Known as gloriosa daisy, coneflower and black-eyed Susan, this North American native blooms nonstop, even in partial shade, from midsummer until frost.

In an arrangement, the flowers last a week or two.

Most rudbeckias reach 24 to 42 inches high.

These tough plants technically are considered biennials or short-lived perennials but are treated as annuals.

Harvest flowers that have tight centers. Then, strip the leaves and place the stem in cool water spiked with sugar before arranging.

Scabiosa

Also called mourning bride and pincushion flower, these dense, mounded blossoms span the color spectrum from blue and lavender to pink and white.

Their vase life is five to seven days.

The fragrant, 3-inch flowers also attract butterflies.

The small, lavender-blue pincushions of starflower ripen into coral-bronze seedheads, perfect for drying.

Scabiosas grow 24 to 48 inches tall.

In moist, well-drained, fertile soil, they will bloom summer to frost.
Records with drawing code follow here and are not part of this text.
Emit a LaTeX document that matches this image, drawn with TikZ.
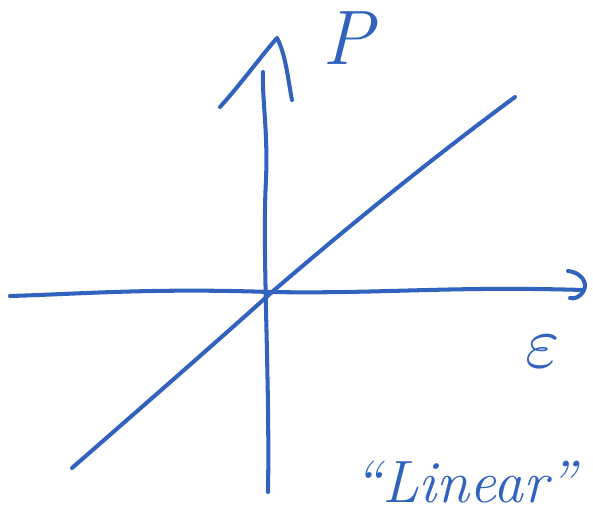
\documentclass[tikz,border=0pt]{standalone}
\usepackage{fontspec}
\definecolor{ink}{RGB}{48,98,190}
\tikzset{
  stroke/.style={draw=ink, line width=2.3pt, line cap=round, line join=round},
  lbl/.style={text=ink, inner sep=0pt}
}
\begin{document}
\begin{tikzpicture}[x=0.02cm,y=-0.02cm]
\useasboundingbox (0,0) rectangle (593,518);
% vertical axis
\coordinate (vb) at (268,492);
\coordinate (vt) at (263,72);
\draw[stroke] (vb) .. controls (270,380) and (262,250) .. (266,180) .. controls (268,130) and (262,100) .. (vt);
% vertical arrowhead
\coordinate (al) at (220,107);
\coordinate (ap) at (277,38);
\coordinate (ar) at (292,100);
\draw[stroke] (al) .. controls (240,85) and (262,55) .. (ap) .. controls (286,55) and (288,80) .. (ar);
% horizontal axis
\coordinate (hl) at (10,296);
\coordinate (hr) at (583,290);
\draw[stroke] (hl) .. controls (80,294) and (150,288) .. (270,292) .. controls (380,294) and (450,286) .. (hr);
% horizontal arrowhead
\coordinate (h1) at (568,271);
\coordinate (h2) at (570,298);
\draw[stroke] (h1) .. controls (580,272) and (588,282) .. (584,290) .. controls (580,298) and (574,299) .. (h2);
% linear line
\coordinate (d1) at (72,468);
\coordinate (d2) at (515,97);
\draw[stroke] (d1) .. controls (150,400) and (230,330) .. (272,292) .. controls (350,225) and (430,160) .. (d2);
% labels
\node[lbl, font={\fontsize{44}{44}\selectfont\itshape}] (P) at (348,38) {P};
\node[lbl] (E) at (543,352) {\scalebox{4.2}{$\varepsilon$}};
\node[lbl, font={\fontsize{34}{34}\selectfont\itshape}] (L) at (465,482) {``Linear''};
\end{tikzpicture}
\end{document}
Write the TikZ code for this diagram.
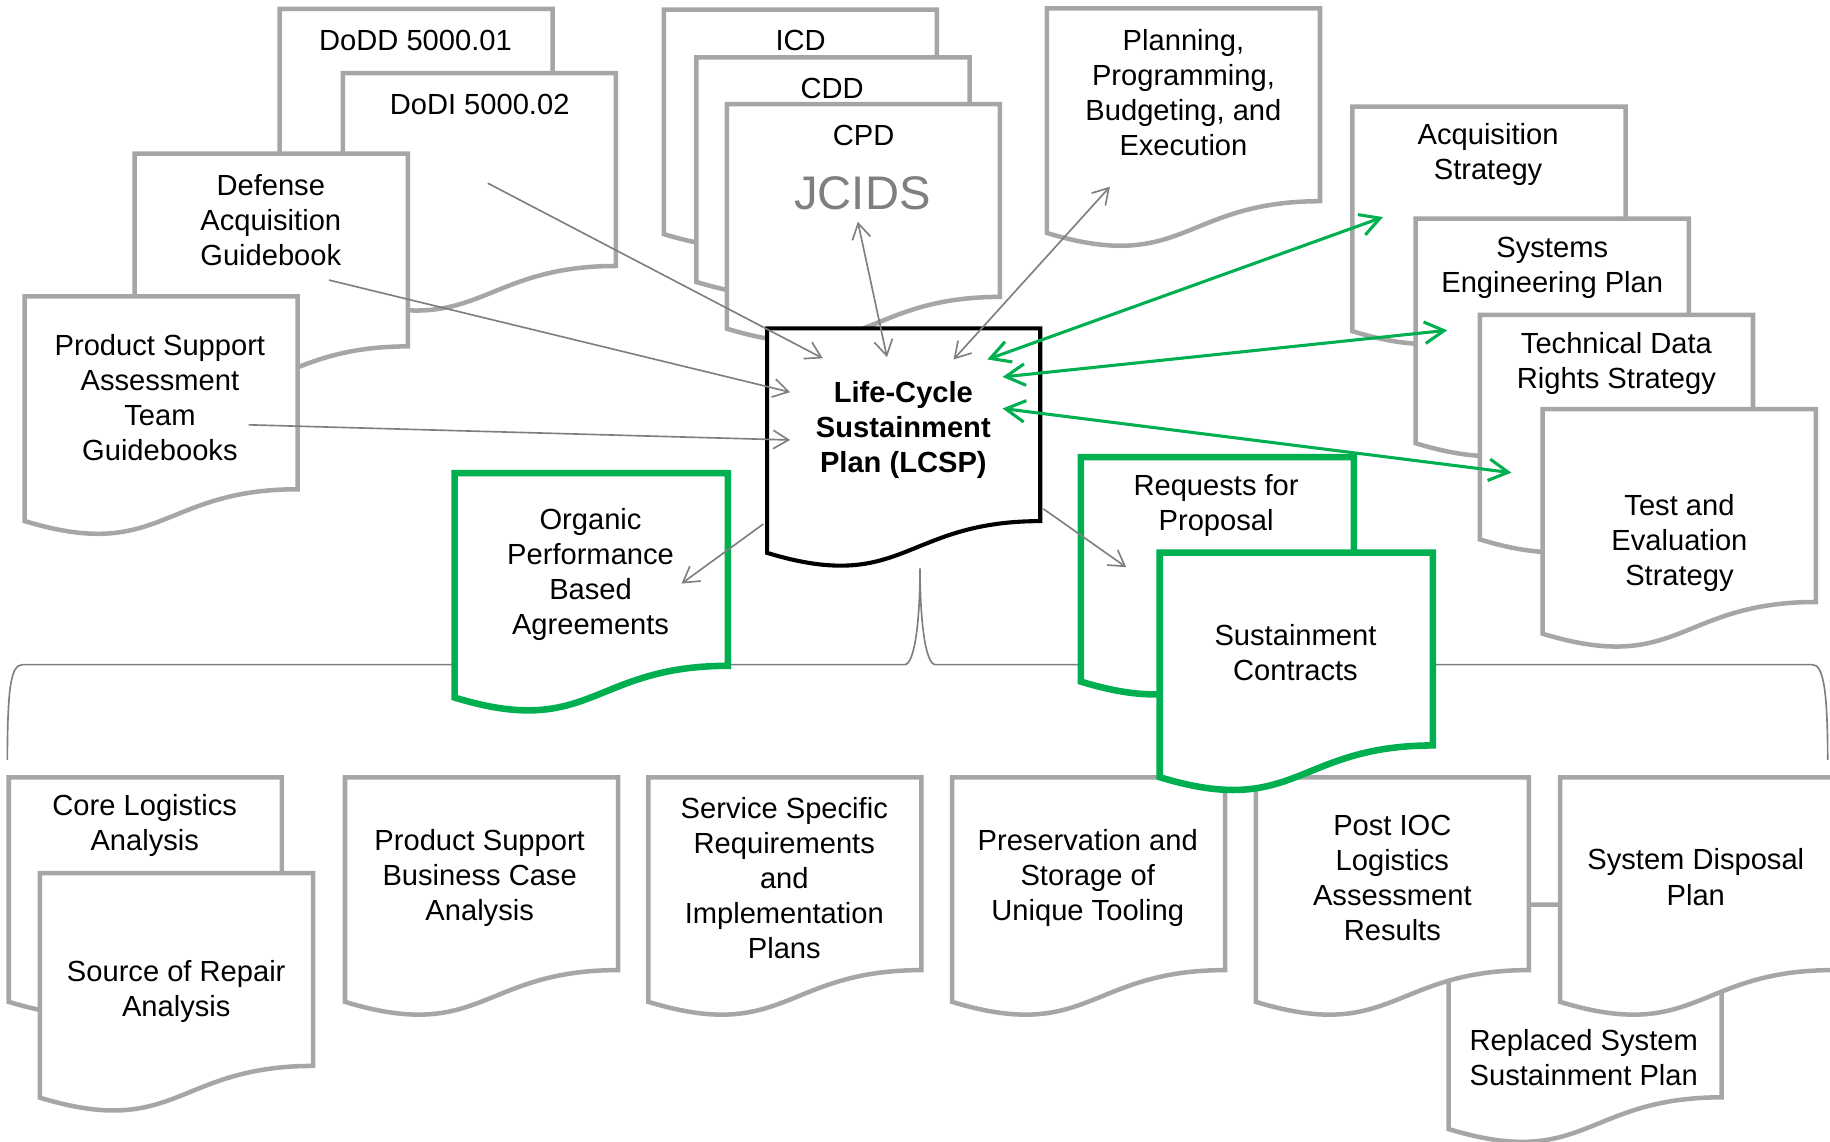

Cut after most of the florets have opened, strip the lower leaves, split the stems and condition in cold water before using as a filler or as a round accent in an arrangement.

Snapdragons

These brilliant spires last up to two weeks in the vase.

They come in every shade but blue but make for an especially dramatic landscape in monochromatic designs.

The stems are 18 to 36 inches long, so they can make nice vertical accents in annual arrangements.
Snaps prefer partial shade in hot areas and fertile soil.

Stretching layers of 4-by-4-inch mesh between corner posts over growing plants helps the stems grow straight.

The flowers last from late spring to frost.

When you’re ready to gather the snapdragons, take a pail of water with you into the garden. Cut when the lower flowers are open and submerge them in the water, up to the lowest row of flowers. When you bring the flowers inside, recut the stems under water.

Statice

Good fillers for fresh and dried displays, statice lasts about 14 days.

Given rich, well-drained soil, these flowers result in crisp sprays of rainbow colors.

Statice stunts very easily in its flat, so purchase the plants from a smaller nursery that knows they must be transplanted before buds appear.

Most types grow between 24 and 30 inches tall.

Russian statice forms 18-inch-tall pink pokers perfect for nosegays.

Statice blooms all summer until frost.

Harvest during dry weather when most florets show color.

You can store statice in water and refrigerate several weeks.

Sunflowers

Sunflowers are tough and last up to a week in the vase.

Most will top 5 feet unless you plant them closely together in beds or in whiskey barrels to control the height.

There are new, pollenless types that are single-stemmed and thus cleaner to display as well as longer lasting in arrangements.

However, you get more flowers per plant from a branching version, such as valentine or autumn beauty.

In well-drained soil, sunflowers bloom all summer.

Cut newly opened flowers, and scald stem ends in boiling water.